In the 1980's and 1990's, baseball cards being distributed with food products was quite common. Cereal, bread, soft drinks and snack foods of all kinds ran promotions containing sports cards. As you work backwards from there, baseball cards being distributed with some product becomes more and more common. Though I am not clear on the exact method of distribution, a card set associated with food items that you may not be aware of is the 1913 Voskamp's Coffee Pirates, a regional 20-card set released by B.H. Voskamp's Sons Inc Wholesale Grocers.
It may be difficult to tell from the photo, but each card features a black/white posed image over an off-white background. The back contains the checklist for the 20-card set and the following note:
"When you have a complete set bring them or send them to us. We will return the photos to you and furnish you with one reserved base ball seat, Grand Stand, Forbes Field, or two general admission seats, or four bleacher seats."Below that note is the B.H. Voskamp's name and their address in Pittsburgh, PA. There are surely earlier examples of this type of promotion using some kind of collectible set, but I can't name it right off of the top of my head. The formula was pretty simple: Entice people to buy your product and collect some cards, and then trade the complete set of those cards for some type of goods or service. It was also common to make the task of actually completing the set particularly difficult by including a 'chase' card.
In the case of this set, the chase card must be that of Ed Mensor, as the card has simply never been confirmed to actually exist. Hank Robinson also used to be considered 'unconfirmed' until recently, meaning the population of that card is exactly one.

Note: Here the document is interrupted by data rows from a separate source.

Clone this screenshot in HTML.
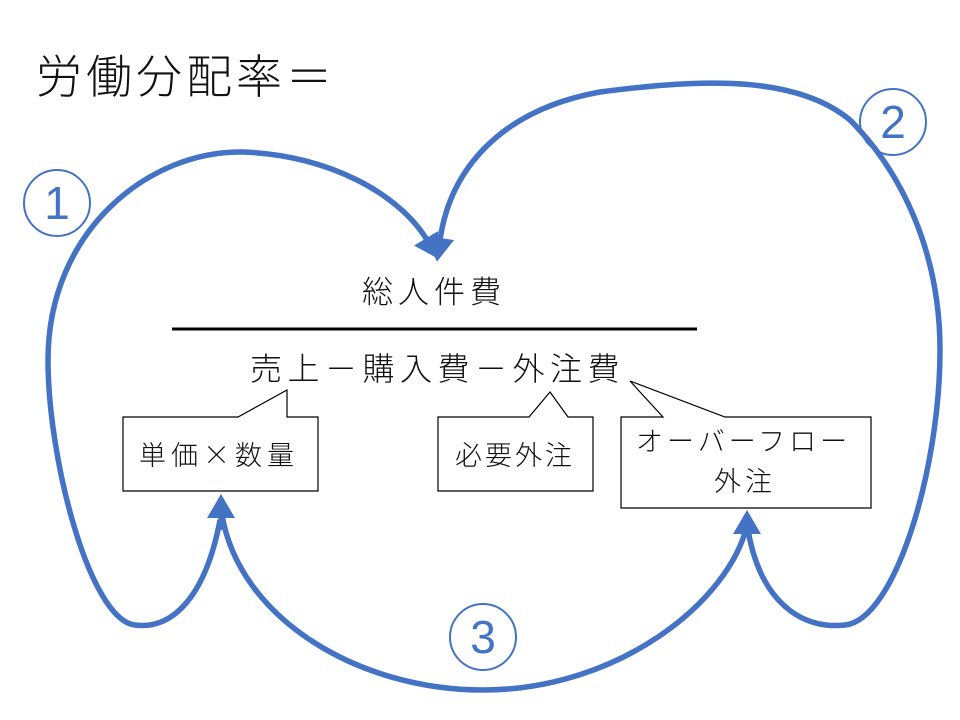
<!DOCTYPE html>
<html><head><meta charset="utf-8"><style>
body{margin:0;width:960px;height:720px;background:#fff;overflow:hidden}
svg{display:block}
text{font-family:"Noto Sans CJK JP","Liberation Sans",sans-serif;fill:#111;font-weight:300}
.n{font-family:"Liberation Sans",sans-serif;font-weight:400}
</style></head><body>
<svg width="960" height="720" viewBox="0 0 960 720">
<defs>
<marker id="ah" markerWidth="24" markerHeight="28" refX="2" refY="14" orient="auto" markerUnits="userSpaceOnUse">
<path d="M0,0 L24,14 L0,28 z" fill="#4472C4"/>
</marker>
</defs>
<g fill="none" stroke="#4472C4" stroke-width="5.5">
<path d="M220,520 C205,600 170,630 135,625 C90,620 48,460 48,360 C48,230 150,150 243,152 C330,155 400,195 427,240" marker-end="url(#ah)"/>
<path d="M748,530 C760,600 800,630 845,625 C895,620 940,470 940,350 C940,250 900,170 850,120 C790,70 680,82 600,92 C500,110 450,170 440,240" marker-end="url(#ah)"/>
<path d="M222,515 C240,620 360,690 483,690 C620,690 730,600 747,525"/>
<path d="M221,530 L221,516" marker-end="url(#ah)"/>
<path d="M747,535 L747,532" marker-end="url(#ah)"/>
</g>
<g fill="none" stroke="#4472C4" stroke-width="2">
<circle cx="57" cy="203" r="33"/>
<circle cx="893" cy="122" r="33"/>
<circle cx="483" cy="637" r="33"/>
</g>
<text class="n" x="57" y="219" font-size="46" text-anchor="middle" style="fill:#4472C4">1</text>
<text class="n" x="893" y="138" font-size="46" text-anchor="middle" style="fill:#4472C4">2</text>
<text class="n" x="483" y="653" font-size="46" text-anchor="middle" style="fill:#4472C4">3</text>

<text x="36" y="93" font-size="46" letter-spacing="4">労働分配率＝</text>
<text x="362" y="303" font-size="31" letter-spacing="5">総人件費</text>
<line x1="172" y1="329" x2="697" y2="329" stroke="#000" stroke-width="3"/>
<text x="250" y="380" font-size="32" letter-spacing="5.5">売上－購入費－外注費</text>

<g fill="#fff" stroke="#000" stroke-width="1.2">
<path d="M123,417 H238 L287,390 V417 H318 V491 H123 Z"/>
<path d="M438,417 H529 L550,392 L568,417 H593 V491 H438 Z"/>
<path d="M621,417 H663 L630,381 L725,417 H871 V508 H621 Z"/>
</g>
<text x="139" y="465" font-size="27" letter-spacing="5">単価×数量</text>
<text x="455" y="465" font-size="27" letter-spacing="3">必要外注</text>
<text x="636" y="451" font-size="27" letter-spacing="4">オーバーフロー</text>
<text x="714" y="491" font-size="27" letter-spacing="4">外注</text>
</svg>
</body></html>
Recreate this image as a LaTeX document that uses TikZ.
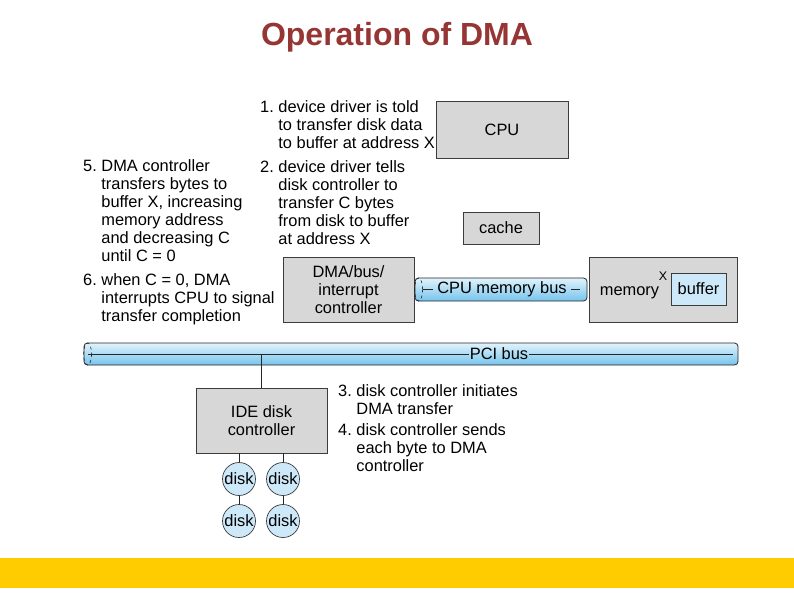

Considering the cards were to be returned upon set completion, one would expect that even if rare, a few Mensor and Robinson cards would have survived. Surely more than just one Robinson, at least. Of course the set is over 100 years old, and it was only a regional promotion, so the quantities of the entire set is certainly much lower than any national promotion or collectible card of the time.
Prior to the internet, there probably weren't too many people outside of the Pittsburgh area with any experience with Voskamp's. Even with the internet, finding examples of this set isn't the easiest thing to do, though a few will sell at major auctions, and even on eBay, every year. Just how rare is this set, though?
Realizing the flaws in relying on SGC and PSA population reports (not every card has been graded, how reliably does either company remove cards from their reports when they are re-submitted or crossed-over, etc), consider this: To date, PSA and SGC have graded a combined total of 79 1913 Voskamp's Coffee Pirates cards (of those 79, 8 are Marty O'Toole). By contrast, the two grading companies have graded a combined 44 T206 Honus Wagner cards. In other words, for every 2 Voskamp's that have been graded, 1 Honus Wagner T206 has been!
Now, I think it's safe to assume that the T206 Wagner is probably more likely to be graded than a Voskamp's Coffee card. But even if only 25% of Voskamp's are graded and 80% of Wagners are, then even the most common 1913 Voskamp's Pirate has a smaller population than a T206 Honus Wagner!